Developers are planning to open a record number of new apartments in the city by the end of 2018.

There’s a storm of new development coming to the Miami apartment market—and it’s likely to hurt the prices investors are willing to pay for apartment properties there. So far, however, cap rates in the city have remained stable as storm clouds gather.

"CoStar expects cap rates to increase in the face of these conditions,” says Pamela Stergios, market analyst for research firm CoStar Group. “But we aren’t yet seeing cap rates move any higher in Miami than they are in the rest of the country."

More new apartment units are now under construction in Miami as a percentage of the existing inventory than in any other city in the United States. Many of those are expected to open by the end of 2018.

Property sales strong so far

So far, despite the new construction everyone knows is coming, investors are still busy buying and selling apartment properties in Miami.

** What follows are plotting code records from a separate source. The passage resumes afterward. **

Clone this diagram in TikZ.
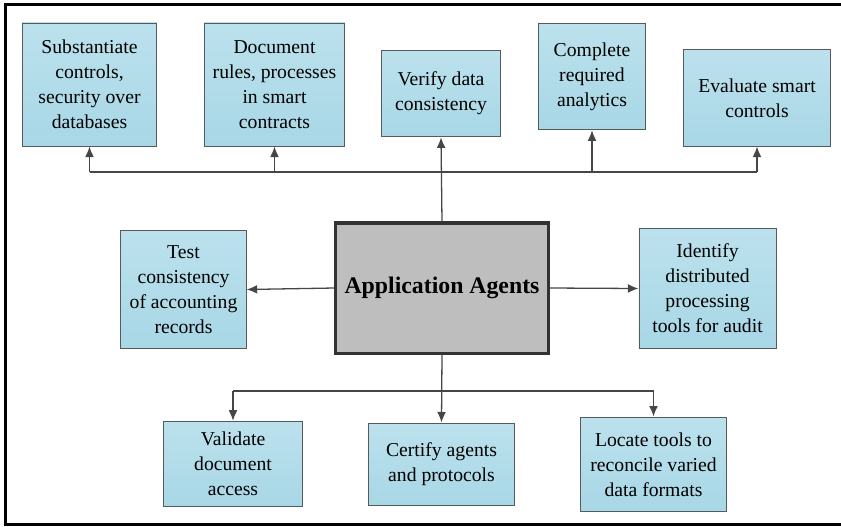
\documentclass[tikz,border=0pt]{standalone}
\usepackage{fontspec}
\setmainfont{LiberationSerif}[Extension=.ttf,UprightFont=*-Regular,BoldFont=*-Bold]
\usetikzlibrary{arrows.meta}
\definecolor{boxblue}{RGB}{168,215,230}
\definecolor{boxbluetop}{RGB}{188,225,237}
\definecolor{boxedge}{RGB}{85,90,95}
\definecolor{agentgray}{RGB}{190,190,190}
\definecolor{linkgray}{RGB}{70,70,70}
\begin{document}
\begin{tikzpicture}
      [x=0.03cm,y=-0.03cm,
       task/.style={draw=boxedge,thick,top color=boxbluetop,bottom color=boxblue,
                    align=center,inner sep=0pt,font=\fontsize{16.8}{21.3}\selectfont},
       agent/.style={draw=black!80,line width=2.6pt,fill=agentgray,
                     inner sep=0pt,font=\fontsize{20.3}{24}\selectfont\bfseries},
       link/.style={draw=linkgray,line width=1.1pt,-{Latex[length=9pt,width=7.5pt]}}]

\useasboundingbox (0,0) rectangle (841,526);

%frame
  \draw[line width=2.6pt] (841,4.5) -- (5.5,4.5) -- (5.5,524.5) -- (841,524.5);

%main node
  \node[agent,minimum width=181pt,minimum height=111pt] (agents) at (442,288) {Application Agents};

%top row
  \node[task,minimum width=115pt,minimum height=105pt] (subst) at (89.5,84.5) {Substantiate\\controls,\\security over\\databases};
  \node[task,minimum width=120pt,minimum height=105pt] (rules) at (274.5,84.5) {Document\\rules, processes\\in smart\\contracts};
  \node[task,minimum width=102pt,minimum height=74pt] (verify) at (441,93.5) {Verify data\\consistency};
  \node[task,minimum width=92pt,minimum height=91pt] (analytics) at (592,76.5) {Complete\\required\\analytics};
  \node[task,minimum width=125pt,minimum height=82pt] (evalu) at (757,98) {Evaluate smart\\controls};

%middle row
  \node[task,minimum width=107pt,minimum height=100pt] (test) at (183.5,289.5) {Test\\consistency\\of accounting\\records};
  \node[task,minimum width=117pt,minimum height=103pt] (identify) at (707.5,288.5) {Identify\\distributed\\processing\\tools for audit};

%bottom row
  \node[task,minimum width=119pt,minimum height=73pt] (validate) at (233,464) {Validate\\document\\access};
  \node[task,minimum width=125pt,minimum height=70pt] (certify) at (441.5,464) {Certify agents\\and protocols};
  \node[task,minimum width=125pt,minimum height=81pt] (locate) at (653.5,464.5) {Locate tools to\\reconcile varied\\data formats};

%connectors
  \coordinate (topbus) at (0,172);
  \coordinate (lowbus) at (0,391);

  \draw[link] (agents.north) -- (verify.south);
  \draw[link,-] (subst.south |- topbus) -- (evalu.south |- topbus);
  \foreach \t in {subst,rules,analytics,evalu}
    \draw[link] (\t.south |- topbus) -- (\t.south);

  \draw[link] (agents.west) -- (test.east);
  \draw[link] (agents.east) -- (identify.west);

  \draw[link] (agents.south) -- (certify.north);
  \draw[link,-] (validate.north |- lowbus) -- (locate.north |- lowbus);
  \foreach \t in {validate,locate}
    \draw[link] (\t.north |- lowbus) -- (\t.north);

\end{tikzpicture}
\end{document}
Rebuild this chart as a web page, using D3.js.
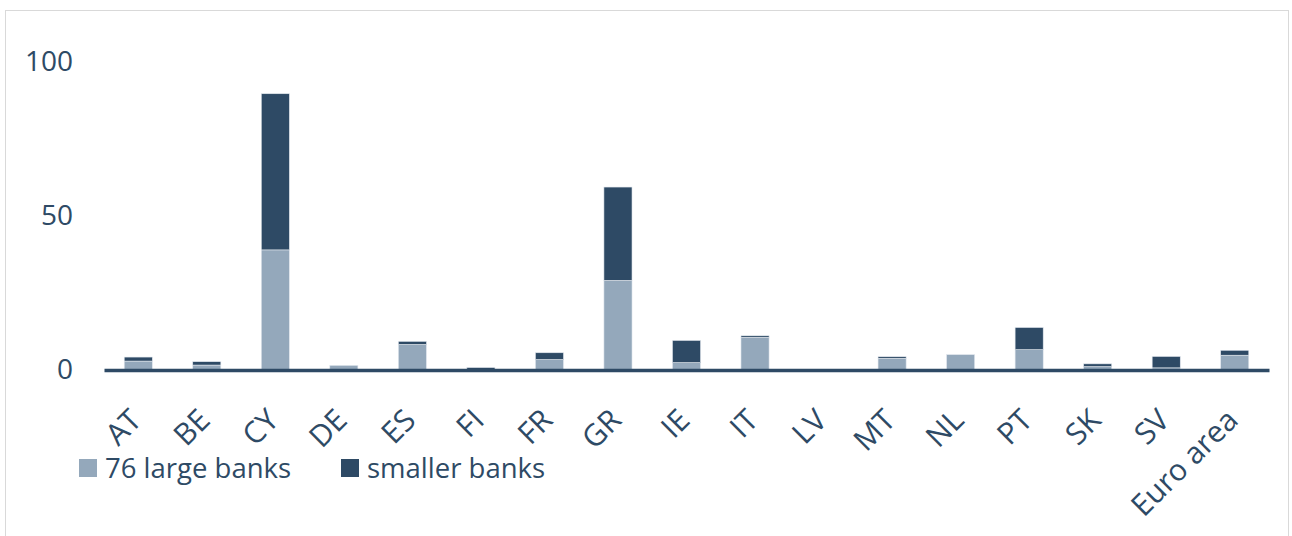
<!DOCTYPE html>
<html>
<head>
<meta charset="utf-8">
<script src="https://cdn.jsdelivr.net/npm/d3@7"></script>
<style>
  body { margin: 0; background: #fff; }
  .chart text { font-family: "Open Sans", sans-serif; fill: #2e4a65; }
</style>
</head>
<body>
<div class="chart"></div>
<script>
// === Data ===
const countries = ["AT", "BE", "CY", "DE", "ES", "FI", "FR", "GR", "IE", "IT", "LV", "MT", "NL", "PT", "SK", "SV", "Euro area"];
const largeBanks = [2.9, 1.6, 39.0, 1.5, 8.3, 0.0, 3.4, 29.1, 2.4, 10.6, 0.0, 3.8, 5.0, 6.6, 1.1, 0.7, 4.8];
const smallerBanks = [1.3, 1.1, 50.7, 0.0, 1.0, 0.8, 2.2, 30.3, 7.2, 0.5, 0.0, 0.5, 0.0, 7.2, 0.9, 3.7, 1.6];
const seriesNames = ["76 large banks", "smaller banks"];
const yTicks = [0, 50, 100];

const colors = ["#94a8bb", "#2e4a65"];

function draw() {
    const W = 1292, H = 536;
    const margin = ({top: 62, right: 23, bottom: 166, left: 104});
    const width = W - margin.left - margin.right,
          height = H - margin.top - margin.bottom;

    const svg = d3.select(".chart").append("svg")
        .attr("width", W)
        .attr("height", H);

    // outer frame
    svg.append("rect")
        .attr("x", 5.5).attr("y", 10.5)
        .attr("width", 1283).attr("height", 540)
        .attr("fill", "none")
        .attr("stroke", "#d9d9d9")
        .attr("stroke-width", 1);

    const g = svg.append("g")
        .attr("transform", `translate(${margin.left},${margin.top})`);

    // === Scales ===
    const xScale = d3.scaleBand()
        .domain(countries)
        .range([0, width])
        .paddingInner(0.59)
        .paddingOuter(0.295);

    const yScale = d3.scaleLinear()
        .domain([0, 100])
        .range([height, 0]);

    // stack the two series
    const table = countries.map((c, i) => ({country: c, large: largeBanks[i], smaller: smallerBanks[i]}));
    const stacked = d3.stack().keys(["large", "smaller"])(table);

    // === Bars ===
    g.selectAll(".series")
        .data(stacked)
        .enter()
        .append("g")
        .attr("class", "series")
        .attr("fill", (d, i) => colors[i])
        .selectAll("rect")
        .data(d => d.filter(p => p[1] - p[0] > 0))
        .enter()
        .append("rect")
        .attr("x", d => xScale(d.data.country))
        .attr("y", d => yScale(d[1]))
        .attr("width", xScale.bandwidth())
        .attr("height", d => yScale(d[0]) - yScale(d[1]))
        .attr("stroke", "#e3e8ee")
        .attr("stroke-width", 0.6);

    // === Axes ===
    const yAxis = d3.axisLeft(yScale)
        .tickValues(yTicks)
        .tickSize(0)
        .tickPadding(31);

    g.append("g")
        .attr("class", "axis y-axis")
        .call(yAxis)
        .call(a => a.select(".domain").remove())
        .selectAll("text")
        .attr("font-size", "28px")
        .attr("font-family", "Open Sans, sans-serif")
        .attr("fill", "#2e4a65");

    const xAxis = d3.axisBottom(xScale).tickSize(0).tickPadding(0);

    const xg = g.append("g")
        .attr("class", "axis x-axis")
        .attr("transform", `translate(0, ${height})`)
        .call(xAxis);

    xg.select(".domain")
        .attr("stroke", "#2e4a65")
        .attr("stroke-width", 3.5);

    xg.selectAll("text")
        .attr("font-size", "30px")
        .attr("font-family", "Open Sans, sans-serif")
        .attr("fill", "#2e4a65")
        .attr("text-anchor", "end")
        .attr("dy", null)
        .attr("y", 0)
        .attr("transform", "translate(5, 52) rotate(-45)");

    // === Legend ===
    const legend = svg.append("g").attr("class", "legend");
    const legendX = [79, 341];
    legend.selectAll("rect")
        .data(seriesNames)
        .enter()
        .append("rect")
        .attr("x", (d, i) => legendX[i])
        .attr("y", 459)
        .attr("width", 18)
        .attr("height", 18)
        .attr("fill", (d, i) => colors[i]);

    legend.selectAll("text")
        .data(seriesNames)
        .enter()
        .append("text")
        .attr("x", (d, i) => legendX[i] + 26)
        .attr("y", 478)
        .attr("font-size", "27.5px")
        .text(d => d);
}

draw();
</script>
</body>
</html>
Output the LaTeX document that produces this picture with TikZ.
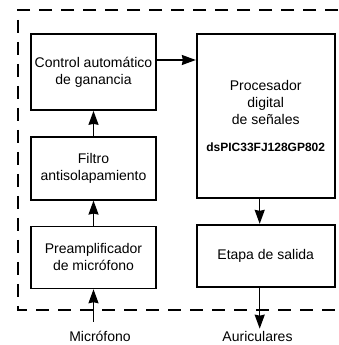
\documentclass[tikz,border=0pt]{standalone}
\usepackage{fontspec}
\setmainfont{Liberation Sans}
\usetikzlibrary{arrows.meta, positioning}

\begin{document}
\begin{tikzpicture}[x=1pt, y=1pt,
    node distance=25pt,
    blok/.style={draw, line width=1.7pt, minimum width=125pt, align=center, font=\fontsize{14}{17}\selectfont},
    etiq/.style={inner sep=2pt, font=\fontsize{14}{17}\selectfont},
    flecha/.style={draw, line width=1.5pt, -{Stealth[length=14pt, width=10pt, inset=1pt]}},
    marco/.style={draw, line width=1.5pt, dash pattern=on 13pt off 9pt}
]
    \useasboundingbox (0,0) rectangle (338,345);

    % Frame of the board
    \draw[marco] (338,335) -- (18,335) -- (18,35) -- (338,35);

    % Analog chain
    \node[blok, minimum height=76pt] (agc) at (93.5,273) {Control automático\\de ganancia};
    \node[blok, minimum height=63pt, below=of agc] (filtro) {Filtro\\antisolapamiento};
    \node[blok, minimum height=62pt, below=of filtro] (preamp) {Preamplificador\\de micrófono};

    % DSP and output
    \node[blok, minimum width=138pt, minimum height=164pt, anchor=north west] (dsp)
        at ([xshift=39pt]agc.north east)
        {Procesador\\digital\\de señales\\[10pt]{\bfseries\fontsize{12}{14}\selectfont dsPIC33FJ128GP802}};
    \node[blok, minimum width=138pt, minimum height=62pt, below=of dsp] (salida) {Etapa de salida};

    % Outside
    \node[etiq] (mic) at (100,9) {Micrófono};
    \node[etiq] (auri) at (257.5,9) {Auriculares};
    \coordinate (agcout) at ([yshift=12pt]agc.east);

    % Connections
    \draw[flecha] (preamp.south |- 0,23) -- (preamp.south);
    \draw[flecha] (preamp) -- (filtro);
    \draw[flecha] (filtro) -- (agc);
    \draw[flecha] (agcout) -- (dsp.west |- agcout);
    \draw[flecha] ([xshift=-6pt]dsp.south) -- ([xshift=-6pt]salida.north);
    \draw[flecha] ([xshift=-6pt]salida.south) -- ([xshift=-6pt]salida.south |- auri.north);
\end{tikzpicture}
\end{document}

Investment sales volume for apartment assets in the city totaled $5.4 billion in the first half of 2018, according to Real Capital Analytics (RCA), a New York City-based research firm. That’s roughly equivalent to sales volumes recorded in 2015 and 2017, though below the figure reached in the first half of 2016, a record year for apartment sales.

The prices investors pay for these assets are still rising relative to the value of the properties. The median cap rate for apartment properties in Miami was 5.7 percent for the 12 months that ended in early August, according to RCA. CoStar, puts the average cap rate in Miami a little higher, but roughly in the same range.

But investors do demand higher cap rates when the buy apartment properties in Miami than they accept in other cities. “The average cap rate in Miami is 6.0 percent, which is much higher than other gateway metros, like Boston, Washington D.C., Seattle and L.A., which all have average caps well below 6 percent,” says Stergios. “This divergence has been lingering since the housing bust.”

However, the overall movement of cap rates in Miami has followed a similar trend to the rest of the United States. From 2010 through 2017, cap rates fell in both Miami and the broader U.S. market and have generally remained flat for the last 18 months, as property prices and income from properties have risen slowly, keeping pace with each other, according to CoStar.

International investors help Miami

International investors are helping to push prices higher in Miami, just as they are in other gateway cities.

“It is no secret that there is a lot of foreign capital in Miami, which certainly has the potential to drive pricing for multifamily assets higher,” says Stergios. “Regardless, it does not appear that foreign capital has had an outsized impact, at least compared to other gateway metros.”

The average price that investors pay per unit for apartment properties in the city has increased at nearly the same rate as in other “gateway” metropolitan areas. The top international investors in apartment properties tend to be from Canada. “Latin Americans tend to put more dollars into office and retail space,” says Stergios.

New construction clouds outlook

Developers are planning to open a record number of new apartments in the city by the end of 2018. That’s likely to push up apartment vacancies and sap the eagerness of investors to buy properties in Miami. “Vacancy is projected to finally jump above the national average and continue to remain elevated through at least 2020,” says Stergios.

Developers now have more than 18,000 new apartment units planned or under construction in Miami. That works out to 10.8 percent of the existing inventory—more than any other major metropolitan area, according to RCA.